2015-09-25 Paul E. Murphy <murphyp@linux.vnet.ibm.com>
* sysdeps/powerpc/nptl/pthread_spin_lock.c (pthread_spin_lock):
Optimize first check for contention case and add lwarx hint.
* sysdeps/powerpc/nptl/pthread_spin_trylock.c (pthread_spin_trylock):
Use ANSI prototype.
* sysdep/unix/sysv/linux/powerpc/pthread_spin_unlock.c: Move to ...

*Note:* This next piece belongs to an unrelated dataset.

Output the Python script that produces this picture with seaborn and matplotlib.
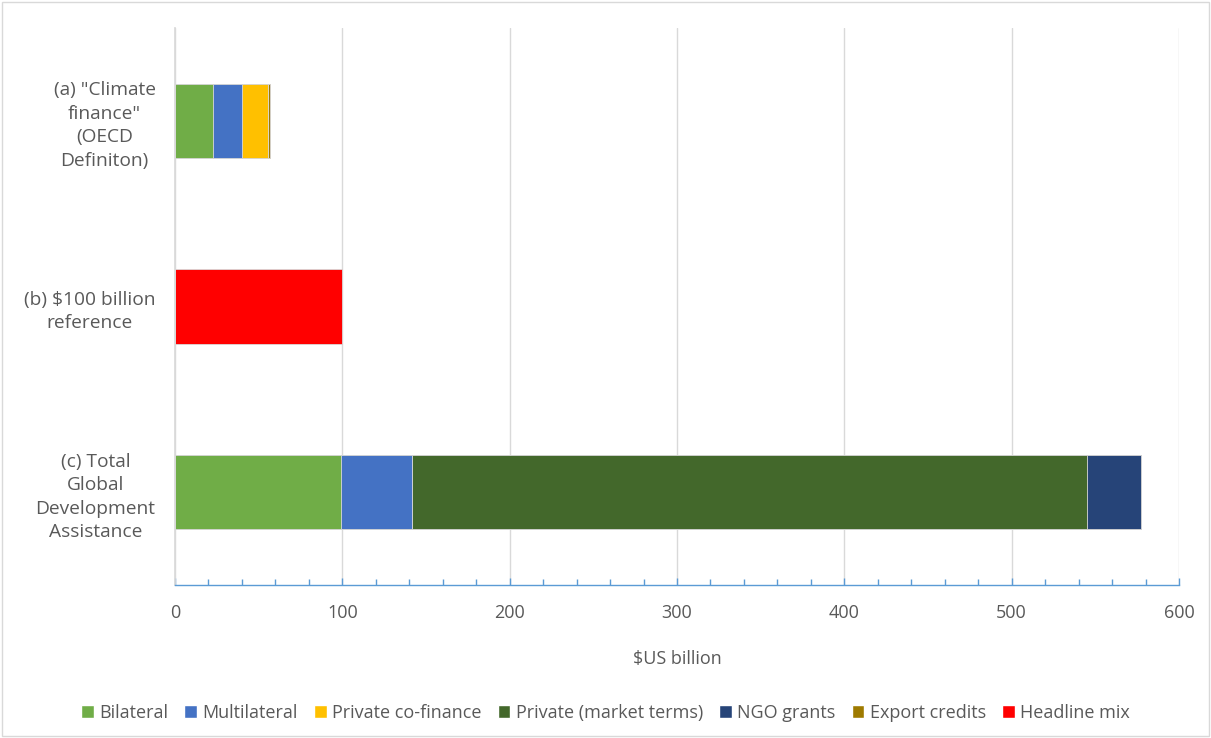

* sysdeps/powerpc/nptl/pthread_spin_unlock.c: ... here, and
update to new atomic macros.
---
sysdeps/powerpc/nptl/pthread_spin_lock.c | 22 ++++++++-------
sysdeps/powerpc/nptl/pthread_spin_trylock.c | 3 +-
sysdeps/powerpc/nptl/pthread_spin_unlock.c | 27 +++++++++++++++++++
.../unix/sysv/linux/powerpc/pthread_spin_unlock.c | 28 --------------------
4 files changed, 40 insertions(+), 40 deletions(-)

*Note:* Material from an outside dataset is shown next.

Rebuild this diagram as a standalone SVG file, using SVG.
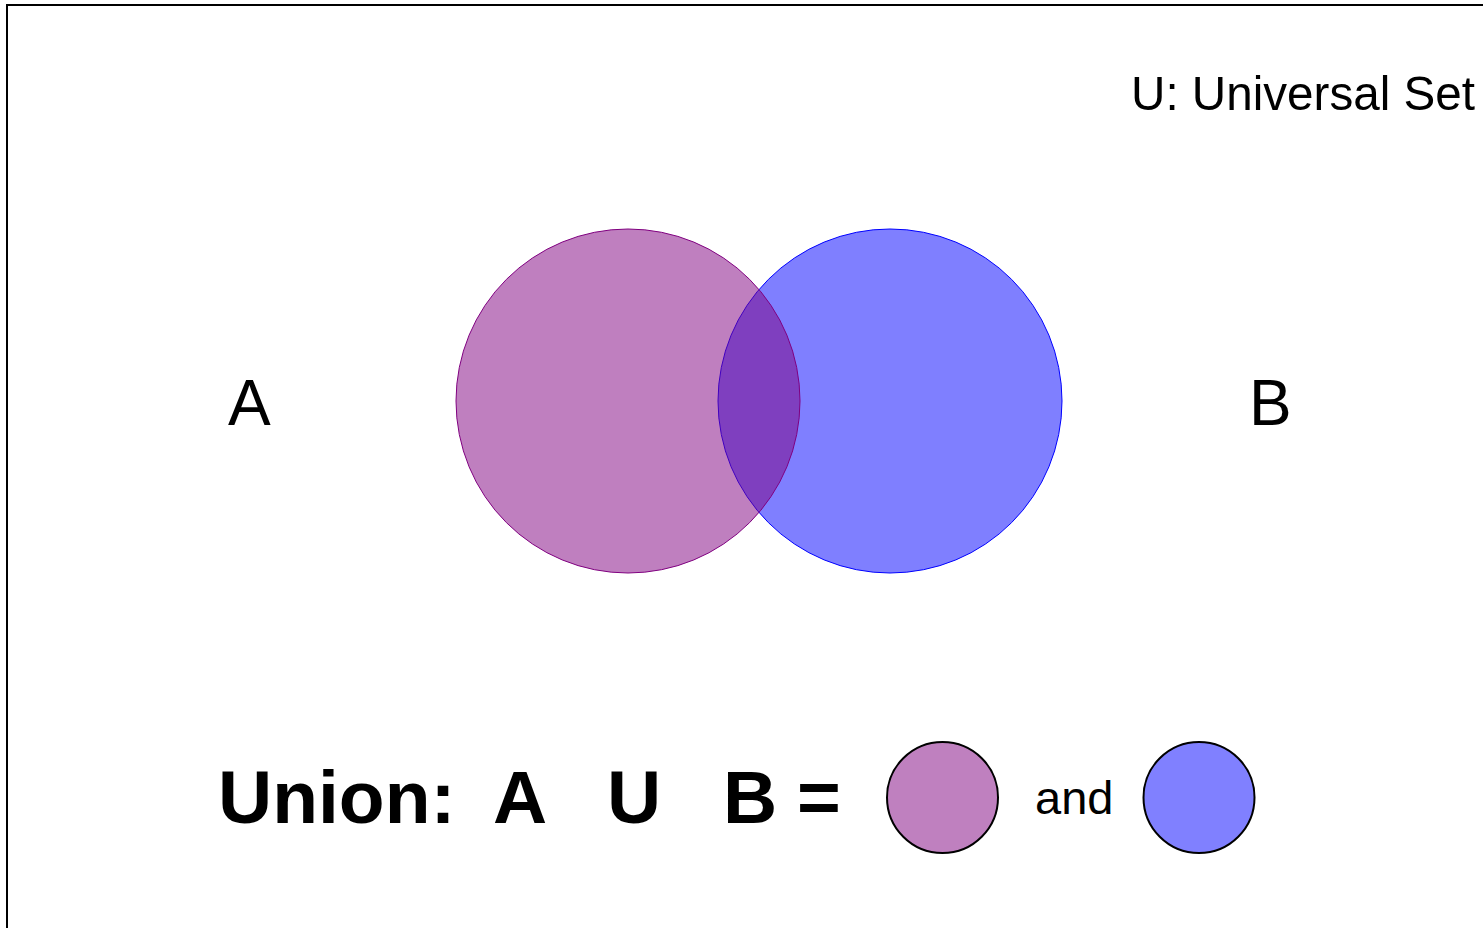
<svg xmlns="http://www.w3.org/2000/svg" width="1483" height="928" viewBox="0 0 1483 928">
<style>
.t{font-family:"Liberation Sans",Arial,sans-serif;fill:#000}
.b{font-weight:bold}
.leg{stroke:#000;stroke-width:2}
</style>
<rect x="0" y="0" width="1483" height="928" fill="#fff"/>
<rect id="universe" x="7" y="5" width="1600" height="1000" fill="none" stroke="#000" stroke-width="2"/>
<text class="t" x="1131" y="110" font-size="49" textLength="344" lengthAdjust="spacingAndGlyphs">U: Universal Set</text>
<g id="setB">
<circle cx="890" cy="401" r="172" fill="#0000FF" fill-opacity="0.5" stroke="#0000FF" stroke-width="1"/>
</g>
<g id="setA">
<circle cx="628" cy="401" r="172" fill="#800080" fill-opacity="0.5" stroke="#800080" stroke-width="1"/>
</g>
<g id="labelA"><text class="t" x="228" y="425" font-size="64">A</text></g>
<g id="labelB"><text class="t" x="1249" y="425" font-size="64">B</text></g>
<g id="formula">
<text class="t b" y="823" font-size="75"><tspan x="218">Union:</tspan><tspan x="493">A</tspan><tspan x="607">U</tspan><tspan x="723">B</tspan><tspan x="797">=</tspan></text>
</g>
<g id="legendA"><circle class="leg" cx="942.5" cy="797.5" r="55.5" fill="#BF80BF"/></g>
<g id="legendAnd"><text class="t" x="1035" y="814" font-size="47">and</text></g>
<g id="legendB"><circle class="leg" cx="1199" cy="797.5" r="55.5" fill="#8080FF"/></g>
</svg>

create mode 100644 sysdeps/powerpc/nptl/pthread_spin_unlock.c
delete mode 100644 sysdeps/unix/sysv/linux/powerpc/pthread_spin_unlock.c
diff --git a/sysdeps/powerpc/nptl/pthread_spin_lock.c b/sysdeps/powerpc/nptl/pthread_spin_lock.c
index cc081f8..8a39da9 100644
--- a/sysdeps/powerpc/nptl/pthread_spin_lock.c
+++ b/sysdeps/powerpc/nptl/pthread_spin_lock.c
@@ -19,24 +19,26 @@
#include "pthreadP.h"
int
-pthread_spin_lock (lock)
- pthread_spinlock_t *lock;
+pthread_spin_lock (pthread_spinlock_t *lock)
{
unsigned int __tmp;
asm volatile (
- "1: lwarx %0,0,%1\n"
+ "0: lwzx %0,0,%1\n"
+ " cmpwi 0,%0,0\n"
+ " bne 0b\n"
+ "1: lwarx %0,0,%1" MUTEX_HINT_ACQ "\n"
" cmpwi 0,%0,0\n"
" bne- 2f\n"
" stwcx. %2,0,%1\n"
" bne- 2f\n"
- " isync\n"
- " .subsection 1\n"
- "2: lwzx %0,0,%1\n"
- " cmpwi 0,%0,0\n"
- " bne 2b\n"
- " b 1b\n"
- " .previous"
+ __ARCH_ACQ_INSTR "\n"
+ " .subsection 1\n"
+ "2: lwzx %0,0,%1\n"
+ " cmpwi 0,%0,0\n"
+ " bne 2b\n"
+ " b 1b\n"
+ " .previous"
: "=&r" (__tmp)
: "r" (lock), "r" (1)
: "cr0", "memory");
diff --git a/sysdeps/powerpc/nptl/pthread_spin_trylock.c b/sysdeps/powerpc/nptl/pthread_spin_trylock.c
index 77a4615..c485aa4 100644
--- a/sysdeps/powerpc/nptl/pthread_spin_trylock.c
+++ b/sysdeps/powerpc/nptl/pthread_spin_trylock.c
@@ -20,8 +20,7 @@
#include "pthreadP.h"
int
-pthread_spin_trylock (lock)
- pthread_spinlock_t *lock;
+pthread_spin_trylock (pthread_spinlock_t *lock)
{
unsigned int old;
int err = EBUSY;
diff --git a/sysdeps/powerpc/nptl/pthread_spin_unlock.c b/sysdeps/powerpc/nptl/pthread_spin_unlock.c
new file mode 100644
index 0000000..f830ad2
--- /dev/null
+++ b/sysdeps/powerpc/nptl/pthread_spin_unlock.c
@@ -0,0 +1,27 @@
+/* pthread_spin_unlock -- unlock a spin lock. PowerPC version.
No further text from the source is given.